Retail CBDC Challenge Winners Announced

The Monetary Authority of Singapore (MAS) ran a global retail CBDC challenge competition with the results announced at the Singapore Fintech festival. It received 300 submissions from over 50 countries. Three winners were selected from 15 finalists winning S$50,000 each.

  • The Consensys CBDCgo solution, in association with Visa, allows users to spend CBDCs without needing to change their payment or acceptance network.

  • The Criteo, Secretarium and Intel Atomic CBDC solution supports anonymity and privacy for small transactions and offers traceability for large transactions for anti-money laundering and countering the financing of terrorism purposes.

  • G+D Filia provides a means of payment that is inclusive and enables participation in the digital economy without a smartphone or a bank account.

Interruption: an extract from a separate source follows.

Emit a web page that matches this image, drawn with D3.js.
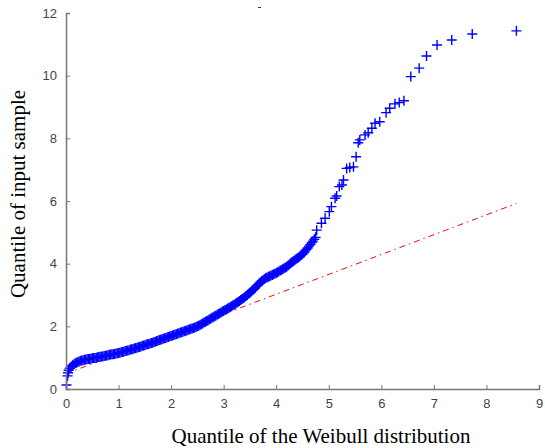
<!DOCTYPE html>
<html>
<head>
<meta charset="utf-8">
<script src="https://cdn.jsdelivr.net/npm/d3@7"></script>
<style>
  body { margin: 0; background: #fff; }
  .tick text { font-family: "Liberation Sans", Arial, sans-serif; }
</style>
</head>
<body>
<div id="main"></div>
<script>
const ctx = {
    w: 545,
    h: 448,
    left: 66, right: 539, top: 13, bottom: 389
};

// lower end of the sample (theoretical quantile, sample quantile)
const headX = [0.01, 0.03, 0.04, 0.05, 0.07];
const headY = [0.13, 0.42, 0.52, 0.60, 0.66];

// dense body of the curve
const bodyX = [0.100, 0.125, 0.150, 0.175, 0.200, 0.225, 0.250, 0.275, 0.300, 0.325, 0.350, 0.375,
  0.400, 0.425, 0.450, 0.475, 0.500, 0.525, 0.550, 0.575, 0.600, 0.625, 0.650, 0.675, 0.700, 0.725,
  0.750, 0.775, 0.800, 0.825, 0.850, 0.875, 0.900, 0.925, 0.950, 0.975, 1.000, 1.025, 1.050, 1.075,
  1.100, 1.125, 1.150, 1.175, 1.200, 1.225, 1.250, 1.275, 1.300, 1.325, 1.350, 1.375, 1.400, 1.425,
  1.450, 1.475, 1.500, 1.525, 1.550, 1.575, 1.600, 1.625, 1.650, 1.675, 1.700, 1.725, 1.750, 1.775,
  1.800, 1.825, 1.850, 1.875, 1.900, 1.925, 1.950, 1.975, 2.000, 2.025, 2.050, 2.075, 2.100, 2.125,
  2.150, 2.175, 2.200, 2.225, 2.250, 2.275, 2.300, 2.325, 2.350, 2.375, 2.400, 2.425, 2.450, 2.475,
  2.500, 2.525, 2.550, 2.575, 2.600, 2.625, 2.650, 2.675, 2.700, 2.725, 2.750, 2.775, 2.800, 2.825,
  2.850, 2.875, 2.900, 2.925, 2.950, 2.975, 3.000, 3.025, 3.050, 3.075, 3.100, 3.125, 3.150, 3.175,
  3.200, 3.225, 3.250, 3.275, 3.300, 3.325, 3.350, 3.375, 3.400, 3.425, 3.450, 3.475, 3.500, 3.525,
  3.550, 3.575, 3.600, 3.625, 3.650, 3.675, 3.700, 3.725, 3.750, 3.775, 3.800, 3.825, 3.850, 3.875,
  3.900, 3.925, 3.950, 3.975, 4.000, 4.025, 4.050, 4.075, 4.100, 4.125, 4.150, 4.175, 4.200, 4.225,
  4.250, 4.275, 4.300, 4.325, 4.350, 4.375, 4.400, 4.425, 4.450, 4.475, 4.500, 4.525, 4.550, 4.575,
  4.600, 4.625, 4.650, 4.675, 4.700, 4.725, 4.750];
const bodyY = [0.72, 0.76, 0.79, 0.82, 0.84, 0.86, 0.88, 0.90, 0.91, 0.92, 0.93, 0.94,
  0.95, 0.96, 0.96, 0.97, 0.98, 0.99, 0.99, 1.00, 1.01, 1.02, 1.03, 1.04, 1.04, 1.05,
  1.06, 1.07, 1.08, 1.09, 1.10, 1.11, 1.11, 1.12, 1.13, 1.14, 1.15, 1.16, 1.17, 1.18,
  1.19, 1.21, 1.22, 1.23, 1.24, 1.26, 1.27, 1.28, 1.29, 1.31, 1.32, 1.33, 1.34, 1.36,
  1.37, 1.39, 1.40, 1.42, 1.43, 1.44, 1.45, 1.47, 1.48, 1.50, 1.51, 1.53, 1.54, 1.56,
  1.57, 1.59, 1.60, 1.62, 1.63, 1.65, 1.66, 1.68, 1.69, 1.71, 1.72, 1.74, 1.75, 1.77,
  1.78, 1.80, 1.81, 1.83, 1.84, 1.86, 1.87, 1.89, 1.90, 1.92, 1.93, 1.95, 1.96, 1.98,
  2.00, 2.02, 2.04, 2.07, 2.09, 2.12, 2.14, 2.17, 2.19, 2.22, 2.24, 2.27, 2.29, 2.32,
  2.34, 2.37, 2.39, 2.42, 2.44, 2.47, 2.49, 2.52, 2.54, 2.57, 2.59, 2.62, 2.64, 2.67,
  2.69, 2.72, 2.75, 2.78, 2.81, 2.84, 2.87, 2.90, 2.93, 2.97, 3.00, 3.04, 3.07, 3.11,
  3.15, 3.19, 3.23, 3.28, 3.32, 3.37, 3.41, 3.45, 3.48, 3.51, 3.54, 3.56, 3.58, 3.60,
  3.62, 3.64, 3.66, 3.68, 3.70, 3.73, 3.75, 3.78, 3.80, 3.83, 3.85, 3.88, 3.90, 3.94,
  3.97, 4.01, 4.05, 4.08, 4.11, 4.14, 4.17, 4.20, 4.23, 4.27, 4.30, 4.35, 4.40, 4.45,
  4.50, 4.56, 4.61, 4.67, 4.72, 4.78, 4.84];

// sparse upper tail
const tailX = [4.77, 4.86, 4.93, 5.01, 5.05, 5.12, 5.15, 5.20, 5.25, 5.28, 5.34, 5.40, 5.47, 5.52,
  5.56, 5.59, 5.69, 5.75, 5.82, 5.88, 5.97, 6.09, 6.16, 6.26, 6.34, 6.43,
  6.56, 6.72, 6.86, 7.06, 7.34, 7.73, 8.57];
const tailY = [5.07, 5.29, 5.45, 5.66, 5.82, 6.09, 6.16, 6.46, 6.51, 6.67, 7.04, 7.07, 7.09, 7.41,
  7.86, 7.95, 8.11, 8.18, 8.32, 8.48, 8.53, 8.82, 8.96, 9.10, 9.14, 9.20,
  9.97, 10.24, 10.63, 10.98, 11.14, 11.33, 11.43];

// reference line end points
const refX = [0, 8.57];
const refY = [0.49, 5.92];

const xTicks = [0, 1, 2, 3, 4, 5, 6, 7, 8, 9];
const yTicks = [0, 2, 4, 6, 8, 10, 12];

const xTitle = "Quantile of the Weibull distribution";
const yTitle = "Quantile of input sample";

function createViz() {
    let svg = d3.select("#main").append("svg")
        .attr("width", ctx.w)
        .attr("height", ctx.h);

    let x = d3.scaleLinear().domain([0, 9]).range([ctx.left, ctx.right]);
    let y = d3.scaleLinear().domain([0, 12]).range([ctx.bottom, ctx.top]);

    // reference line, dash-dot red
    svg.append("line")
        .attr("x1", x(refX[0])).attr("y1", y(refY[0]))
        .attr("x2", x(refX[1])).attr("y2", y(refY[1]))
        .attr("stroke", "#ff0000")
        .attr("stroke-width", 1)
        .attr("stroke-dasharray", "6,4,1.5,4");

    // plus markers
    const xs = headX.concat(bodyX, tailX);
    const ys = headY.concat(bodyY, tailY);
    const pts = xs.map((v, i) => [v, ys[i]]);
    const r = 5;
    svg.append("g")
        .selectAll("path")
        .data(pts)
        .enter().append("path")
        .attr("d", d => {
            const px = x(d[0]), py = y(d[1]);
            return `M${px - r},${py}H${px + r}M${px},${py - r}V${py + r}`;
        })
        .attr("stroke", "#0000ff")
        .attr("stroke-width", 1.4)
        .attr("fill", "none");

    // axes
    let xAxis = d3.axisBottom(x).tickValues(xTicks).tickSize(-4).tickPadding(10).tickFormat(d3.format("d"));
    let yAxis = d3.axisLeft(y).tickValues(yTicks).tickSize(-4).tickPadding(9).tickFormat(d3.format("d"));

    let gx = svg.append("g").attr("transform", `translate(0,${ctx.bottom})`).call(xAxis);
    let gy = svg.append("g").attr("transform", `translate(${ctx.left},0)`).call(yAxis);

    [gx, gy].forEach(g => {
        g.select(".domain").attr("stroke", "#777").attr("stroke-width", 1.5);
        g.selectAll(".tick line").attr("stroke", "#777");
        g.selectAll(".tick text").attr("fill", "#444").style("font-size", "13px");
    });

    // titles
    svg.append("text")
        .attr("x", 321).attr("y", 442.5)
        .attr("text-anchor", "middle")
        .style("font-family", "'Liberation Serif', 'Times New Roman', serif")
        .style("font-size", "21px")
        .attr("fill", "#000")
        .text(xTitle);

    svg.append("text")
        .attr("transform", "translate(25,194) rotate(-90)")
        .attr("text-anchor", "middle")
        .style("font-family", "'Liberation Serif', 'Times New Roman', serif")
        .style("font-size", "21px")
        .attr("fill", "#000")
        .text(yTitle);

    // small stray mark above the plot
    svg.append("line")
        .attr("x1", 258).attr("y1", 7.5).attr("x2", 261).attr("y2", 7.5)
        .attr("stroke", "#333").attr("stroke-width", 1);
}

createViz();
</script>
</body>
</html>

Russia to Start Testing a Digital Ruble

Russia is reported to be planning to start testing a digital ruble in January 2022 according to the Izvestia newspaper. While the technology should be ready to trial in December, the necessary legislative amendments are to be implemented in January 2022, according to Anatoly Aksakov, head of the State Duma’s Financial Markets Committee. At least eight federal laws and five codes need amending concerning civil, tax, budgetary, criminal, and administrative areas.

Aksakov says that holders of fiat money and digital rubles will have the same rights and that the new currency would serve as a means of payment, appreciation, and savings. The goal is that the digital ruble will perform the same as physical cash.

12 financial institutions are part of the trial, which will be run in several phases expanding the operations and participants as the project goes on. VTB Bank, Russia’s second largest, reports that the goal is an integrated services where people can open a wallet via a mobile application and transfer the new form of national currency between individuals.

The digital ruble should reduce transaction costs and provide customers with the ability to store money securely on the central bank’s platform along with providing a unified approach to estimating the cost of transfers. As with other central banks, the vision is that a digital ruble will also allow convenient operations and the development of smart contracts, enabling greater transparency.

Saudi Moving Towards Digital Payments

Saudi Arabia has been exploring retail CBDCs for some years, according to the central bank. It launched its Project Aber back in 2019 to explore a digital riyal. It has also worked with other central banks and international organisations, partnering with the United Arab Emirates on a cross-border CBDC.

According to Fintech Saudi, this work is taking place in the context of 60% of its residents making cash payments at least once a week, with one in four using it daily. It appears younger people, those aged 16-22, are using cash less with only 18% regular cash users.

The Saudi Arabian Monetary Authority wants 70% of all payments made digitally by 2030 and this may be achieved early, perhaps as early as 2025.

PBoC Lay Out the Privacy Case for the e-CNY

The Governor of the People’s Bank of China (PBoC) recently spoke at the Bank of Finland Institute for Emerging Economies’ 30th Anniversary Conference. He laid out the steps taken by PBoC to ensure privacy for users of the e-CNY.

CoinTelegraph reported that he said that the issues surrounding the security of personal information and the digital yuan have been an area of focus. Adjustments have been made to relevant regulatory and technological areas to meet this objective. PBoC has adopted a principle of anonymity for small transactions regarding the digital yuan and will only step in to regulate using the law for large transactions. When it comes to collecting personal data, PBoC will only seek to collect what is necessary and the minimum of what is legally required, which is far less than electronic payment apps of today.

At the same time, Governor Yi Gang also spoke about the storage and utilization of personal information belonging to users of the technology. PBoC will seek to control the storage and use of personal information strictly. Unless the law demands it, PBoC will not hand over information on e-CNY users to any third-party or government agency. In recent years, China has passed multiple laws to facilitate the safety and protection of personal data from a regulatory standpoint.

The number of people with e-CNY accounts has now reached over 140 million with transaction volume over 62 billion Yuan ($9.7 billion) in October 2021. The Governor confirmed that, in time, there are plans for cross-border expansion. PBoC is working on the mCBDC Bridge with the Bank for International Settlements, the Bank of Thailand, the Central Bank of the United Arab Emirates, and the Hong Kong Monetary Authority. It has also begun technical discussions with the European Central Bank regarding the design of CBDCs.